DATA TO USE:
━━━━━━━━━━━━━━━━
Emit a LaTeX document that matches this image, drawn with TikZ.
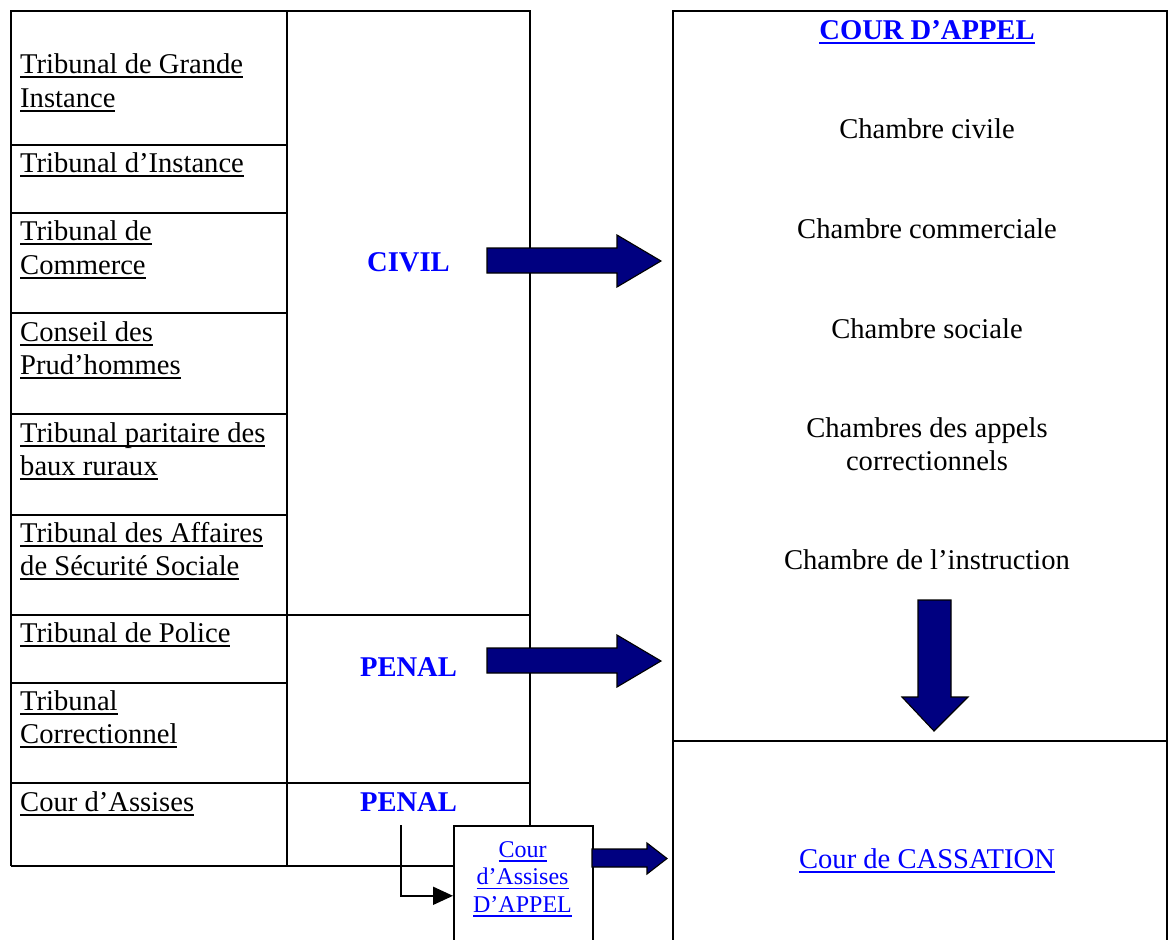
━━━━━━━━━━━━━━━━
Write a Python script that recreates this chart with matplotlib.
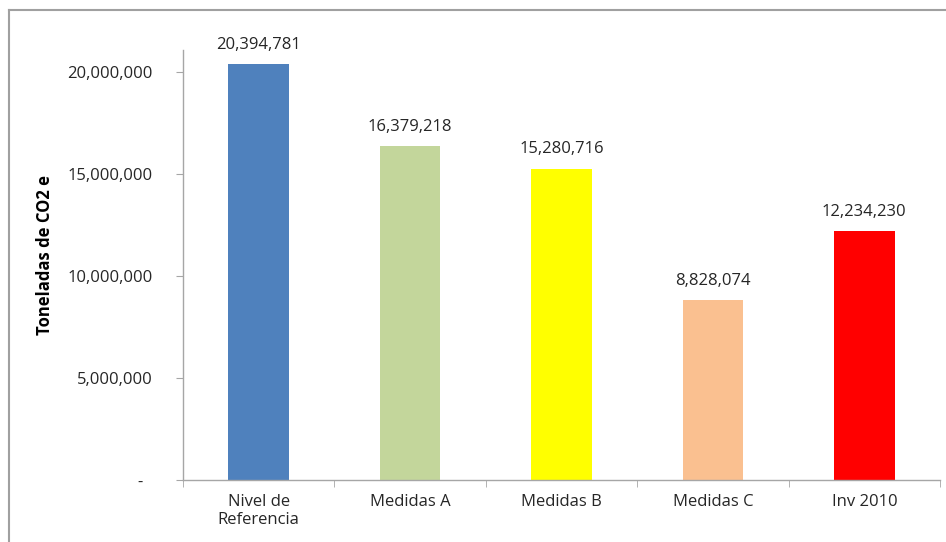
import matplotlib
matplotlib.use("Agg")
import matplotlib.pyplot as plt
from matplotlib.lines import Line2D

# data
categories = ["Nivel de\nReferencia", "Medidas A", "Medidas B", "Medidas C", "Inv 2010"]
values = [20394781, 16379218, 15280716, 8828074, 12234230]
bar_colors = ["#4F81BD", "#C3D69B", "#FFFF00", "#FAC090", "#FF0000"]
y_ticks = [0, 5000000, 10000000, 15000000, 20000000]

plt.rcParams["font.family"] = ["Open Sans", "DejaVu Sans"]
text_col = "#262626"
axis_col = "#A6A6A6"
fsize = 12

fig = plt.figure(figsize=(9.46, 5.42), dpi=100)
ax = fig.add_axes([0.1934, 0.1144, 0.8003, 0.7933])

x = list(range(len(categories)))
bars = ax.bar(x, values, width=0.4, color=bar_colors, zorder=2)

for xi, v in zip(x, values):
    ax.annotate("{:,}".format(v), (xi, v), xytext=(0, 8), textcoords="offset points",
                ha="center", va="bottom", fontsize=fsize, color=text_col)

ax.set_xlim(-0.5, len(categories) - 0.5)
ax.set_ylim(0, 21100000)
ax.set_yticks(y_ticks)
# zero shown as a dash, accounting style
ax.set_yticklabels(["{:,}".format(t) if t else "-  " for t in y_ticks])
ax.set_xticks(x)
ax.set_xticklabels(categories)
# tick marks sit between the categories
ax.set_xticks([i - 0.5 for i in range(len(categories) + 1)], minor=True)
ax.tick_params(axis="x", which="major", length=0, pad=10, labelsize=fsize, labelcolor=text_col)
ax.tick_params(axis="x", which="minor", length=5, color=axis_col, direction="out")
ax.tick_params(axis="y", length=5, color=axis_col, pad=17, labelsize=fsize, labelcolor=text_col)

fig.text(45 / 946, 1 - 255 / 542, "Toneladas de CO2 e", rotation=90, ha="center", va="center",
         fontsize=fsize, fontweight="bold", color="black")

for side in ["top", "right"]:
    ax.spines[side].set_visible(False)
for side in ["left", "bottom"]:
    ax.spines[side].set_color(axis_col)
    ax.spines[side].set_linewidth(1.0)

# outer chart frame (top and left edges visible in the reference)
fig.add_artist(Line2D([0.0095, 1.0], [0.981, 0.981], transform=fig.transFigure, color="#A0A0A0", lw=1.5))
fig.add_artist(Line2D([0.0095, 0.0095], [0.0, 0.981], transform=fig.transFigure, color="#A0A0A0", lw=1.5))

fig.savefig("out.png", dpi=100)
━━━━━━━━━━━━━━━━
AIM OF THE EXERCISE:
In the entries above, find every line holding the word "chart" and copy it out.

RESPONSE TO THIS TASK:
Write a Python script that recreates this chart with matplotlib.
# outer chart frame (top and left edges visible in the reference)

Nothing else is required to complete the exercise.